Tara took a deep breath. “You OK?”



Willow didn’t feel terrified. She was way past terror. She was in the realm of emotion so overpowering that an entirely other language would be needed to convey it. She nodded. “Just – sort of overwhelmed, you know?”



“Yeah,” answered Tara, and she joined her at the sink. They stood there, washing dishes, very obviously and painfully not touching. For a few seconds, neither could speak.



“S-so Faith just showed up?” said Tara, desperately grasping for a topic.



Willow grabbed onto it. “Yeah. Kind of a big surprise. Especially since she didn’t try to kill anyone this time.”



“She’s a lot nicer this time around,” said Tara with a smile, and she and Willow glanced at each other.



Willow scrubbed at a stubborn green bean on a plate. “She’s really changed a lot. It’s amazing. I mean, she’s still very much herself, but something about her – something underneath has changed, and it’s showing through in everything else about her.”



Tara didn’t know if Willow was talking about Faith or herself.



“People change,” she answered quietly.



Willow handed her a dishcloth.



“Especially after such a long time,” Willow added.



They both nodded shyly.



Willow’s brain had relaxed to a minor degree, and the Babblemotor suddenly kicked in. “It’s strange. I want to ask her – why now? Why today? Well yesterday really – but why not last year, or next Tuesday? What told her to return to Sunnydale now?”

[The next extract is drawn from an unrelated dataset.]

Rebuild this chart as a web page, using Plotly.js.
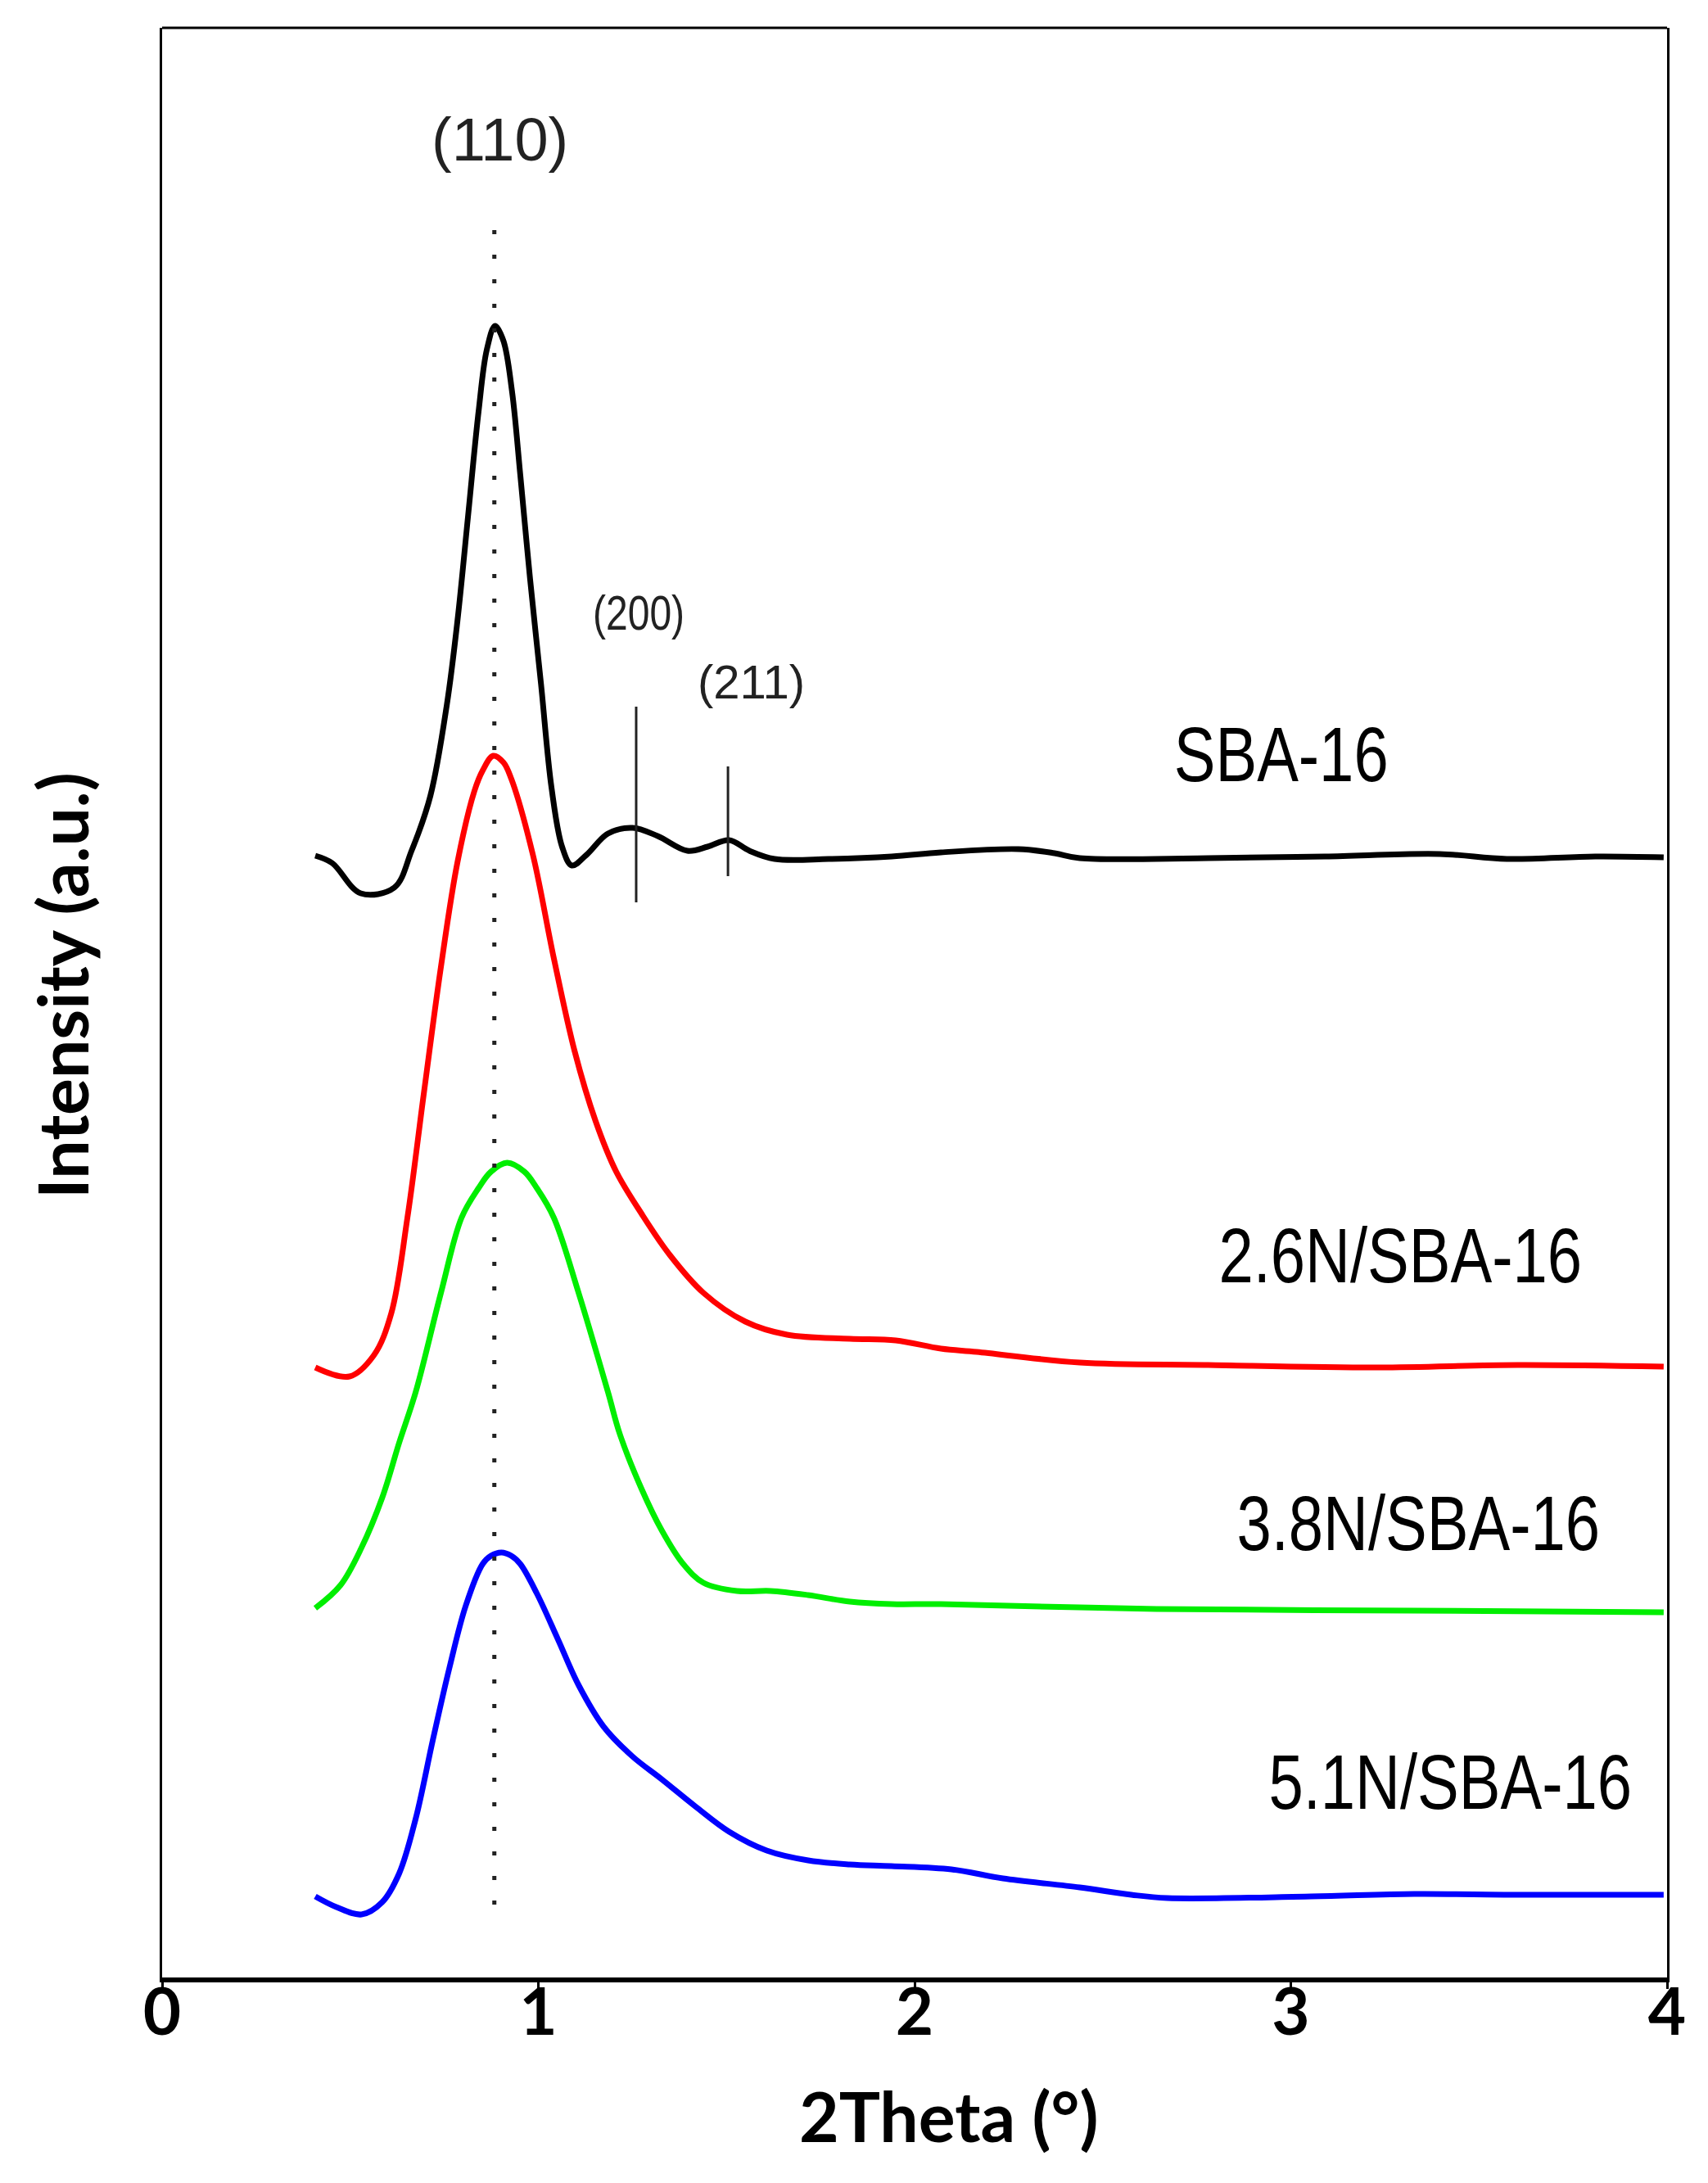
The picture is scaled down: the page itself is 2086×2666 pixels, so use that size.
<!DOCTYPE html>
<html>
<head>
<meta charset="utf-8">
<script src="https://cdn.plot.ly/plotly-3.0.1.min.js"></script>
<style>
  html, body { margin: 0; padding: 0; background: #fff; }
  #plot { width: 2086px; height: 2666px; }
  /* sample names and (200) are set in a condensed face in the original */
  .annotation[data-index="0"] .annotation-text,
  .annotation[data-index="1"] .annotation-text,
  .annotation[data-index="2"] .annotation-text,
  .annotation[data-index="3"] .annotation-text,
  .annotation[data-index="5"] .annotation-text {
    transform-box: fill-box;
    transform-origin: center;
    transform: scaleX(0.8);
  }
</style>
</head>
<body>
<div id="plot"></div>
<script>
// 2Theta (deg) and intensity (a.u., stacked)
const sba16_x = [0.407, 0.452, 0.528, 0.617, 0.663, 0.713, 0.757, 0.785, 0.813, 0.841, 0.863, 0.885, 0.907, 0.930, 0.952, 0.978, 1.007, 1.035, 1.063, 1.089, 1.128, 1.185, 1.250, 1.317, 1.396, 1.450, 1.507, 1.561, 1.628, 1.772, 1.939, 2.070, 2.276, 2.372, 2.439, 2.780, 3.091, 3.396, 3.574, 3.809, 3.991];
const sba16_y = [137.0, 136.1, 132.4, 133.1, 137.6, 144.3, 155.5, 165.7, 178.4, 191.2, 198.8, 201.7, 199.9, 193.7, 183.5, 170.8, 158.0, 145.3, 138.1, 135.8, 137.1, 139.7, 140.4, 139.4, 137.6, 138.1, 138.9, 137.6, 136.6, 136.6, 136.9, 137.4, 137.8, 137.3, 136.7, 136.7, 136.9, 137.2, 136.6, 136.9, 136.8];

const n26_x = [0.407, 0.498, 0.563, 0.609, 0.652, 0.696, 0.741, 0.785, 0.830, 0.852, 0.880, 0.907, 0.928, 0.985, 1.041, 1.096, 1.152, 1.207, 1.274, 1.350, 1.439, 1.550, 1.661, 1.828, 1.950, 2.070, 2.165, 2.439, 2.780, 3.233, 3.602, 3.991];
const n26_y = [74.5, 73.4, 76.0, 81.1, 92.8, 108.1, 123.4, 136.2, 144.9, 147.4, 149.2, 148.4, 146.4, 137.2, 124.5, 113.2, 104.6, 98.4, 93.3, 88.2, 83.6, 80.1, 78.5, 78.0, 77.8, 76.8, 76.4, 75.1, 74.8, 74.5, 74.8, 74.6];

const n38_x = [0.407, 0.474, 0.530, 0.585, 0.630, 0.674, 0.741, 0.796, 0.841, 0.874, 0.917, 0.963, 0.996, 1.041, 1.107, 1.185, 1.217, 1.274, 1.328, 1.385, 1.439, 1.528, 1.617, 1.717, 1.828, 1.939, 2.070, 2.643, 3.328, 3.991];
const n38_y = [45.1, 47.9, 52.5, 58.6, 65.3, 71.5, 83.6, 92.8, 96.4, 98.4, 99.5, 98.4, 96.4, 92.8, 83.6, 71.5, 66.3, 59.7, 54.6, 50.5, 48.2, 47.2, 47.2, 46.7, 45.9, 45.6, 45.6, 45.0, 44.8, 44.6];

const n51_x = [0.407, 0.463, 0.530, 0.585, 0.630, 0.674, 0.720, 0.763, 0.807, 0.852, 0.874, 0.902, 0.928, 0.952, 0.996, 1.052, 1.107, 1.174, 1.250, 1.328, 1.417, 1.507, 1.607, 1.717, 1.828, 1.939, 2.098, 2.235, 2.439, 2.576, 2.672, 3.054, 3.328, 3.602, 3.991];
const n51_y = [9.9, 8.6, 7.7, 9.2, 12.7, 19.4, 29.1, 37.7, 45.4, 50.5, 51.5, 51.9, 51.5, 50.5, 46.9, 41.3, 35.7, 30.6, 27.0, 24.2, 20.9, 17.8, 15.5, 14.3, 13.8, 13.6, 13.2, 12.1, 11.0, 10.1, 9.7, 9.9, 10.2, 10.1, 10.1];

const sampleNames = ['SBA-16', '2.6N/SBA-16', '3.8N/SBA-16', '5.1N/SBA-16'];
const sampleColors = ['#000000', '#ff0000', '#00ee00', '#0000ff'];

// reflections
const hklLabels = ['(110)', '(200)', '(211)'];
const hklPos = [0.883, 1.260, 1.504];

function curve(x, y, color) {
  return {
    x, y,
    type: 'scatter',
    mode: 'lines',
    line: { color, width: 7, shape: 'spline', smoothing: 1 },
    hoverinfo: 'none',
    showlegend: false
  };
}

function vline(x, y0, y1, width, dash) {
  return {
    x: [x, x], y: [y0, y1],
    type: 'scatter',
    mode: 'lines',
    line: { color: '#222', width, dash },
    hoverinfo: 'none',
    showlegend: false
  };
}

const traces = [
  curve(sba16_x, sba16_y, sampleColors[0]),
  curve(n26_x, n26_y, sampleColors[1]),
  curve(n38_x, n38_y, sampleColors[2]),
  curve(n51_x, n51_y, sampleColors[3]),
  vline(hklPos[0], 213.4, 7.7, 5, '5px,25px'),
  vline(hklPos[1], 155.2, 131.3, 3, 'solid'),
  vline(hklPos[2], 147.9, 134.5, 3, 'solid')
];

const labelFont = { family: 'Liberation Sans, Arial', size: 95, color: '#000' };
const boldFont = { family: 'Lato, Open Sans, sans-serif', size: 84, color: '#000', weight: 700 };

const annotations = [
  { x: 2.974, y: 149.4, text: sampleNames[0] },
  { x: 3.291, y: 88.2, text: sampleNames[1] },
  { x: 3.339, y: 55.5, text: sampleNames[2] },
  { x: 3.424, y: 23.9, text: sampleNames[3] }
].map(a => ({ ...a, xref: 'x', yref: 'y', showarrow: false, font: labelFont }));

annotations.push(
  { x: 0.898, y: 224.5, text: hklLabels[0], xref: 'x', yref: 'y', showarrow: false,
    font: { family: 'Liberation Sans, Arial', size: 74, color: '#222' } },
  { x: 1.267, y: 166.7, text: hklLabels[1], xref: 'x', yref: 'y', showarrow: false,
    font: { family: 'Liberation Sans, Arial', size: 60, color: '#222' } },
  { x: 1.565, y: 158.3, text: hklLabels[2], xref: 'x', yref: 'y', showarrow: false,
    font: { family: 'Liberation Sans, Arial', size: 58, color: '#222' } },
  { x: 0.523, y: -0.0706, xref: 'paper', yref: 'paper', text: '2Theta (°)', showarrow: false,
    xanchor: 'center', yanchor: 'middle', font: boldFont },
  { x: -0.067, y: 0.509, xref: 'paper', yref: 'paper', text: 'Intensity (a.u.)', showarrow: false,
    textangle: -90, xanchor: 'center', yanchor: 'middle', font: boldFont }
);

const layout = {
  width: 2086,
  height: 2666,
  margin: { l: 198, r: 50, t: 34, b: 251 },
  paper_bgcolor: '#fff',
  plot_bgcolor: '#fff',
  showlegend: false,
  xaxis: {
    range: [0, 4],
    tickvals: [0, 1, 2, 3, 4],
    ticks: 'outside',
    ticklen: 8,
    tickwidth: 3,
    tickcolor: '#000',
    ticklabelstandoff: -40,
    tickfont: { family: 'Lato, Open Sans, sans-serif', size: 80, color: '#000', weight: 700 },
    showline: true,
    linecolor: '#000',
    linewidth: 6,
    showgrid: false,
    zeroline: false
  },
  yaxis: {
    range: [0, 238.1],
    showticklabels: false,
    ticks: '',
    showline: true,
    mirror: true,
    linecolor: '#000',
    linewidth: 3,
    showgrid: false,
    zeroline: false
  },
  shapes: [
    { type: 'line', xref: 'paper', yref: 'paper', x0: 0, x1: 1, y0: 1, y1: 1,
      line: { color: '#000', width: 3 } }
  ],
  annotations
};

Plotly.newPlot('plot', traces, layout, { staticPlot: true });
</script>
</body>
</html>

Oh, thought Willow. Well, that thought really did start out about Faith, but I don’t think it ended there.



Tara looked at Willow for a long moment.



Then she took a deep breath and let out a slight smile. “Because it was time to come home.”



----------------------------------------------



Hmmmm....?




"You see, I think love comes from God. And so, to turn away from love, real love, it could be argued, is to turn away from God." - Dare Truth or Promise

sapphocrazygirl
 


Great Story!

Postby Shy One » Fri May 28, 2004 1:09 pm

Hi! :bigwave

I just caught up with your story. :read

And I must say, I'm completely hooked! :applause

I can't wait for Willow and Tara to make up.

W/T smoochies are always the best! :kiss2

Please write more soon! :pray

This has already gotten VERY interesting!

Can't wait for the next installment!

:applause :bow :clap :applause :bow :clap



Shy One

:shy

Shy One
 


Re: UPDATE!

Postby ange04 » Fri May 28, 2004 2:00 pm

that was amazing! i started getting the sniffles while reading willow's pain. not a good thing when i'm "hard at work at my computer" and i sit directly across my boss.



anyway...i love what you did with faith and buffy. i'm glad this buffy finally bought a clue. thanks for the update! hope to see more soon.



ange

ange04
 


Re: Great Story!

Postby Arwen276 » Fri May 28, 2004 2:09 pm

Indeed Great Story!!



I'm loving all this angst mixed with Faith and Tara's returns... it's a great setting and I can't wait for more!!



~Arwen





ps: I'm sending Willow some burgers! She's really too thin!